◆ What is asked ◆
Using the records that follow, copy every line containing the word "Emit".

Data items
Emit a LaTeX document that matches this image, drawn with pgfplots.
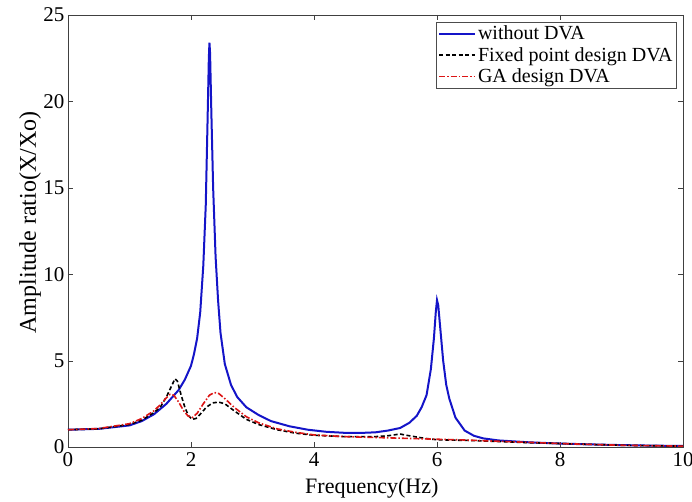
\documentclass[border=0pt]{standalone}
\usepackage{pgfplots}
\pgfplotsset{compat=1.18}
\usepackage{fontspec}
\setmainfont{Liberation Serif}

\definecolor{mblue}{RGB}{20,20,200}
\definecolor{mred}{RGB}{220,20,20}

\begin{document}
\begin{tikzpicture}
\path[use as bounding box] (-68pt,-54pt) rectangle (624pt,447pt);
\begin{axis}[
    scale only axis,
    width=615pt,
    height=432pt,
    xmin=0, xmax=10,
    ymin=0, ymax=25,
    xtick={0,2,...,10},
    ytick={0,5,...,25},
    tick align=inside,
    major tick length=5pt,
    axis line style={draw=black!75},
    tick style={draw=black!75},
    /pgf/number format/assume math mode=true,
    ticklabel style={font=\fontsize{21}{24}\selectfont},
    xticklabel style={yshift=-2pt},
    xlabel={Frequency(Hz)},
    ylabel={Amplitude ratio(X/Xo)},
    xlabel style={at={(axis description cs:0.494,0)}, anchor=north,
        yshift=-28pt, font=\fontsize{22}{26}\selectfont},
    ylabel style={at={(axis description cs:-0.0618,0.52)},
        anchor=center, font=\fontsize{24}{28}\selectfont},
    legend style={at={(rel axis cs:0.990,0.984)}, anchor=north east,
        draw=black!70, font=\fontsize{20}{23}\selectfont,
        inner xsep=2pt, inner ysep=2pt, row sep=2pt},
    legend cell align=left,
    legend image code/.code={\draw[#1] (0pt,0pt) -- (36pt,0pt);},
]
\addlegendimage{mblue, line width=2pt}
\addlegendentry{without DVA}
\addlegendimage{black, line width=1.6pt, dash pattern=on 4pt off 2.5pt}
\addlegendentry{Fixed point design DVA}
\addlegendimage{mred, line width=1.6pt, dash pattern=on 6pt off 2pt on 1.5pt off 2pt}
\addlegendentry{GA design DVA}
% without DVA
\addplot[mblue, line width=2pt, forget plot] coordinates {
(0,1.00) (0.5,1.05) (1.0,1.25) (1.2,1.5) (1.4,1.9) (1.5,2.2) (1.6,2.5)
(1.7,2.9) (1.8,3.3) (1.9,3.9) (2.0,4.7) (2.05,5.4) (2.1,6.3) (2.15,7.8)
(2.2,10.5) (2.24,14) (2.27,19) (2.29,22.5) (2.30,23.4) (2.31,22.8)
(2.33,19.5) (2.36,15) (2.40,11) (2.44,8.5) (2.48,6.6) (2.55,4.8)
(2.65,3.6) (2.75,2.9) (2.9,2.3) (3.1,1.85) (3.3,1.5) (3.6,1.2) (3.9,1.0)
(4.2,0.88) (4.5,0.82) (4.8,0.82) (5.0,0.85) (5.2,0.95) (5.4,1.1)
(5.55,1.4) (5.67,1.8) (5.75,2.3) (5.83,3.0) (5.9,4.5) (5.95,6.3)
(5.98,7.8) (6.0,8.5) (6.02,8.2) (6.05,7.0) (6.1,5.0) (6.15,3.6) (6.2,2.8)
(6.3,1.7) (6.45,0.95) (6.6,0.65) (6.75,0.5) (7.0,0.38) (7.5,0.27)
(8.0,0.2) (8.5,0.15) (9.0,0.11) (9.5,0.08) (10,0.06)
};
% fixed point design
\addplot[black, line width=1.6pt, dash pattern=on 4pt off 2.5pt, forget plot] coordinates {
(0,1.0) (0.5,1.05) (1.0,1.3) (1.2,1.55) (1.4,2.0) (1.5,2.3) (1.6,2.9)
(1.68,3.5) (1.74,3.95) (1.78,3.8) (1.84,3.0) (1.9,2.3) (1.96,1.8)
(2.02,1.6) (2.08,1.65) (2.15,1.9) (2.25,2.3) (2.35,2.55) (2.45,2.6)
(2.55,2.5) (2.7,2.1) (2.9,1.6) (3.1,1.3) (3.4,1.0) (3.7,0.8) (4.0,0.68)
(4.5,0.6) (5.0,0.6) (5.2,0.65) (5.4,0.75) (5.55,0.65) (5.8,0.5)
(6.0,0.42) (6.5,0.38) (7.0,0.32) (7.5,0.25) (8.0,0.2) (9.0,0.1) (10,0.05)
};
% GA design
\addplot[mred, line width=1.6pt, dash pattern=on 6pt off 2pt on 1.5pt off 2pt, forget plot] coordinates {
(0,1.0) (0.5,1.07) (1.0,1.35) (1.2,1.65) (1.4,2.1) (1.5,2.45) (1.6,2.85)
(1.66,3.05) (1.72,3.0) (1.8,2.6) (1.88,2.1) (1.95,1.8) (2.02,1.7)
(2.1,1.95) (2.2,2.5) (2.3,3.0) (2.38,3.15) (2.45,3.1) (2.55,2.8)
(2.7,2.3) (2.9,1.75) (3.1,1.4) (3.4,1.05) (3.7,0.85) (4.0,0.7) (4.5,0.6)
(5.0,0.55) (5.5,0.5) (6.0,0.45) (6.5,0.4) (7.0,0.33) (7.5,0.27)
(8.0,0.2) (9.0,0.1) (10,0.05)
};
\end{axis}
\end{tikzpicture}
\end{document}
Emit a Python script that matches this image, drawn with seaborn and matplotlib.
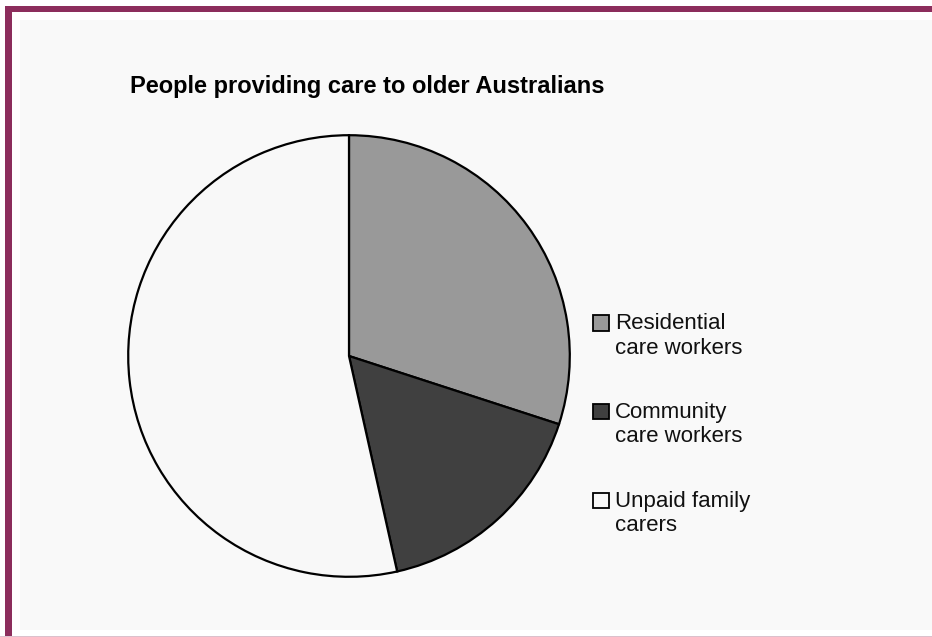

◆ Expected output ◆
Emit a LaTeX document that matches this image, drawn with pgfplots.
Emit a Python script that matches this image, drawn with seaborn and matplotlib.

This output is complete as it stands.